One thing that I have been able to learn over the years is that career success is not just dependent on external factors such as the right mentor, or being assigned the project that showcases your skills, or being given time during work to develop yourself, or the network of connections you grow; ultimately, you need to show up each and every day and extend yourself to grab success in whatever form it takes for you. There is no one particular formula to follow to reach the metaphorical success everyone aspires to, and as a scientist I can confirm that, however one thing that does increase your probability of realizing an opportunity is continually developing yourself and seeking training.

There are three things that I have noticed can hold someone back from obtaining certifications/training: time commitment, cost, and intrinsic dedication and motivation to learning. There is not a shortcut to obtaining knowledge as sadly (or luckily?) we do not live in the world of The Matrix; we cannot just download knowledge on demand. This means putting the time in and that may mean making sacrifices within your personal life and blurring that line between your work/life balance that many of us aspire to cleanly draw. It is short term though, as very few certifications/training will take as long as say a masters or higher education degree. That in itself should be comforting from a timescale perspective.

Secondary is cost which can really impact opportunity and access to training. Luckily, compared to let's say 10 years ago, there is a wealth of information, training, and other materials out there bringing overall prices down and increasing access. There are many ways to take advantage first and foremost of training that is available to you through your company. At Box, I am very fortunate to have access to many training and development applications and systems. Moreover, Box strongly encourages personal development across its employees.

Finally is dedication and motivation towards learning, this is where it is easiest to get stuck. However, addressing this is an incredibly personal thing. It ends up being highly dependent on many things ranging from how well do you adopt a new habit (studying for instance), to how well do you manage time and set deadlines for yourself (setting a deadline to pass your certification can help create that unique motivation that only a deadline can give you), to how you handle setbacks and missteps as you undergo learning something new. My mentor and manager, Jason Bergado, is often telling our team, “Luck is where preparation meets opportunity.” That is to say, the prerequisite to any opportunity should be to adequately prepare yourself by doing what is within your control such as pursing advanced training, education, and/or certification. Your commitment to continual learning and challenging yourself in that manner becomes a part of your personal brand that you can showcase outwards.

Although I do not use every training or certification I have gained, they all contribute to my overall disposition and inclination towards personal development. They are all, in different ways, part of my personal brand. From my bachelors degree I learned analytical skills that I continue to apply to my personal style of project management. From my masters degree I learned about my passion for collaborating with others vs working alone. From my photography training I learned how to be creative in situations and apply that forward in my unique form of problem solving.

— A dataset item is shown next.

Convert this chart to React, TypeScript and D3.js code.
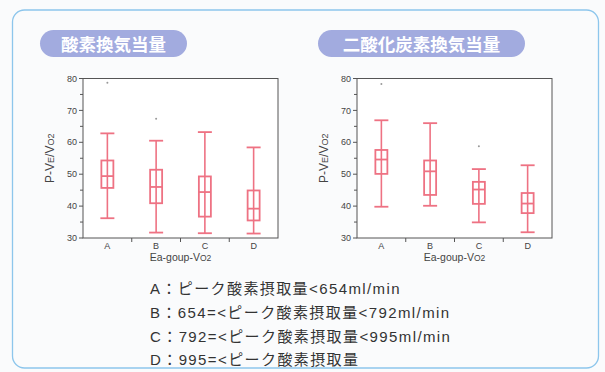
import React from "react";
import * as d3 from "d3";

const categories = ["A", "B", "C", "D"];
const yTicks = [30, 40, 50, 60, 70, 80];
const yMinorTicks = [35, 45, 55, 65, 75];

// 酸素換気当量
const o2WhiskerHigh = [62.8, 60.5, 63.2, 58.4];
const o2Q3 = [54.3, 51.4, 49.3, 44.9];
const o2Median = [49.4, 46.0, 44.4, 39.2];
const o2Q1 = [45.7, 40.9, 36.7, 35.5];
const o2WhiskerLow = [36.2, 31.7, 31.5, 31.4];
const o2Outliers = [
  { cat: "A", v: 78.7 },
  { cat: "B", v: 67.4 },
];

// 二酸化炭素換気当量
const co2WhiskerHigh = [66.9, 66.0, 51.6, 52.8];
const co2Q3 = [57.6, 54.3, 47.6, 44.1];
const co2Median = [54.6, 50.9, 45.2, 40.8];
const co2Q1 = [50.1, 43.5, 40.7, 37.8];
const co2WhiskerLow = [39.8, 40.1, 34.9, 31.8];
const co2Outliers = [
  { cat: "A", v: 78.3 },
  { cat: "C", v: 58.8 },
];

const legendLines = [
  "A：ピーク酸素摂取量<654ml/min",
  "B：654=<ピーク酸素摂取量<792ml/min",
  "C：792=<ピーク酸素摂取量<995ml/min",
  "D：995=<ピーク酸素摂取量",
];

const titles = ["酸素換気当量", "二酸化炭素換気当量"];

const BOX = "#ee7283";
const AXIS = "#555";
const TXT = "#444";
const FONT = "'Liberation Sans', Arial, 'Noto Sans CJK JP', sans-serif";

type PanelProps = {
  x0: number;
  x1: number;
  hi: number[];
  q3: number[];
  med: number[];
  q1: number[];
  lo: number[];
  outliers: { cat: string; v: number }[];
};

function Panel({ x0, x1, hi, q3, med, q1, lo, outliers }: PanelProps) {
  const top = 78.5;
  const bottom = 238;
  const x = d3.scaleBand<string>().domain(categories).range([x0, x1]);
  const y = d3.scaleLinear().domain([30, 80]).range([bottom, top]);
  const bw = 12;
  const cw = 14;
  return (
    <g fontFamily={FONT}>
      <rect x={x0} y={top} width={x1 - x0} height={bottom - top} fill="#fff" stroke={AXIS} strokeWidth={1} />
      {yTicks.map((t) => (
        <g key={t}>
          <line x1={x0 - 4} x2={x0} y1={y(t)} y2={y(t)} stroke={AXIS} />
          <text x={x0 - 6} y={y(t)} dy="0.35em" textAnchor="end" fontSize={9} fill={TXT}>
            {t}
          </text>
        </g>
      ))}
      {yMinorTicks.map((t) => (
        <line key={t} x1={x0 - 3} x2={x0} y1={y(t)} y2={y(t)} stroke={AXIS} />
      ))}
      {categories.slice(1).map((c) => (
        <line key={c} x1={x(c)!} x2={x(c)!} y1={bottom} y2={bottom + 4} stroke={AXIS} />
      ))}
      {categories.map((c) => (
        <text key={c} x={x(c)! + x.bandwidth() / 2} y={bottom + 11} textAnchor="middle" fontSize={9} fill={TXT}>
          {c}
        </text>
      ))}
      {categories.map((c, i) => {
        const cx = x(c)! + x.bandwidth() / 2;
        return (
          <g key={c} stroke={BOX} fill="none">
            <line x1={cx} x2={cx} y1={y(hi[i])} y2={y(lo[i])} strokeWidth={1.6} />
            <line x1={cx - cw / 2} x2={cx + cw / 2} y1={y(hi[i])} y2={y(hi[i])} strokeWidth={1.8} />
            <line x1={cx - cw / 2} x2={cx + cw / 2} y1={y(lo[i])} y2={y(lo[i])} strokeWidth={1.8} />
            <rect x={cx - bw / 2} y={y(q3[i])} width={bw} height={y(q1[i]) - y(q3[i])} strokeWidth={1.8} />
            <line x1={cx - bw / 2} x2={cx + bw / 2} y1={y(med[i])} y2={y(med[i])} strokeWidth={1.8} />
          </g>
        );
      })}
      {outliers.map((o, i) => (
        <circle key={i} cx={x(o.cat)! + x.bandwidth() / 2} cy={y(o.v)} r={1} fill="#999" />
      ))}
      <text
        transform={`translate(${x0 - 29},${(top + bottom) / 2}) rotate(-90)`}
        textAnchor="middle"
        fontSize={12}
        fill={TXT}
      >
        P-V<tspan fontSize={9}>E</tspan>/V<tspan fontSize={9}>O2</tspan>
      </text>
      <text x={(x0 + x1) / 2} y={bottom + 23} textAnchor="middle" fontSize={10.5} fill={TXT}>
        Ea-goup-V<tspan fontSize={8.5}>O2</tspan>
      </text>
    </g>
  );
}

export default function App() {
  return (
    <svg width={605} height={372} style={{ position: "absolute", left: 0, top: 0 }}>
      <rect x={0} y={0} width={605} height={372} fill="#fafbfc" />
      <rect x={12.5} y={10} width={586} height={358} rx={12} fill="#fafbfc" stroke="#8dc6ec" strokeWidth={1.3} />
      <g>
        <rect x={40} y={30} width={147} height={27} rx={13.5} fill="#a2abdf" />
        <text x={113.5} y={50.5} textAnchor="middle" fontSize={17.5} fontWeight="bold" fill="#fff" fontFamily="'Noto Sans CJK JP', sans-serif">
          {titles[0]}
        </text>
        <rect x={318} y={30} width={207} height={27} rx={13.5} fill="#a2abdf" />
        <text x={421.5} y={50.5} textAnchor="middle" fontSize={17.5} fontWeight="bold" fill="#fff" fontFamily="'Noto Sans CJK JP', sans-serif">
          {titles[1]}
        </text>
      </g>
      <Panel x0={83} x1={278} hi={o2WhiskerHigh} q3={o2Q3} med={o2Median} q1={o2Q1} lo={o2WhiskerLow} outliers={o2Outliers} />
      <Panel x0={357} x1={552} hi={co2WhiskerHigh} q3={co2Q3} med={co2Median} q1={co2Q1} lo={co2WhiskerLow} outliers={co2Outliers} />
      <g fontFamily="'Liberation Sans', Arial, 'Noto Sans CJK JP', sans-serif" fontSize={15} letterSpacing={1.4} fill="#333">
        {legendLines.map((l, i) => (
          <text key={i} x={150} y={294 + i * 23.8}>
            {l}
          </text>
        ))}
      </g>
    </svg>
  );
}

From my PMP I learned the core foundation of project management that gave me my first book smarts in the subject area before I gained more real world project management experience. From my RMP I learned how risk management can be applied to almost every facet of life, not just my career. From my ACP I not only learned how to be an Agile Coach, but what it really meant to be confident in myself and my abilities. Certifications/training do not just end with a bullet on your resume and an alphabet soup after your name on LinkedIn, they are part of you constantly defining and redefining yourself and raising the bar on your potential.

Even with certifications it can be easy to slip into an imposter syndrome mentality, wondering if you deserve to be here doing this, or even letting your anxiety get the worst of you, as often happens to me. One of the possible exceptions to this being you have gotten a certification as an afterthought once you're already in the field, but often you are approaching a field with new eyes and seeking certification to seek acceptance by others in that field. With any new certification you ride the rollercoaster of emotions as you undergo high stress levels to just complete the training and pass any potentially required certification at the end. Then as you crest over, you sit with adrenaline and anxiety with this collection of book smarts to your name and wonder if it will live up to how it is really used out there in the real world.

This actually happened to me this year as my IT org underwent a process shift towards Agile, and specifically Kanban. Knowing that I was responsible for leading this initiative led me to obtain my Agile Certified Practitioner certification from the Project Management Institute (PMI-ACP) in January. Very quickly I was directly confronted with the reality of book smarts only taking me so far in real world application. I often doubted myself at the beginning, on top of others doubting me too, and I was ultimately able to work through this by leaning on various individuals. I consulted multiple agile coaches I had access to at Box to validate my approach and provide feedback. I kept feedback loops open with all managers and individual contributors impacted. Perhaps most of all though, I had to trust myself that I knew what I was talking about. Confidence was also naturally sown in as the project continued as I was able to see direct results that reaffirmed my direction.  

In truth, there will be many people in world who may doubt you or even gaslight you so do not feel it is necessary to do this to yourself on top of what you may hear from others. You may come across individuals who forget that everybody starts somewhere. Nine out of ten times they were at some point in their careers where you were. In the end, you have control over how you filter that noise; reach out to your support system, your mentor, and trusted colleagues to sift through the noise and gain objectivity that you may lack being so close to the situation. Commit to the follow through by applying what you learned and acknowledging not only everything you learned and applied but perhaps everything you have yet to learn as well.

For me as someone who lives with anxiety, one of the worst types of anxiety I can hold on to is the idea of what if. What if I had pushed myself to try that one new thing? What if I had spoken up, would that have changed things? What else could I have done to be successful? To me, aspiring to reduce the what ifs is one of the aspects that drives me. For a small commitment of time and hopefully low costs would you want to think about your next missed opportunity that you were unprepared for and think what if?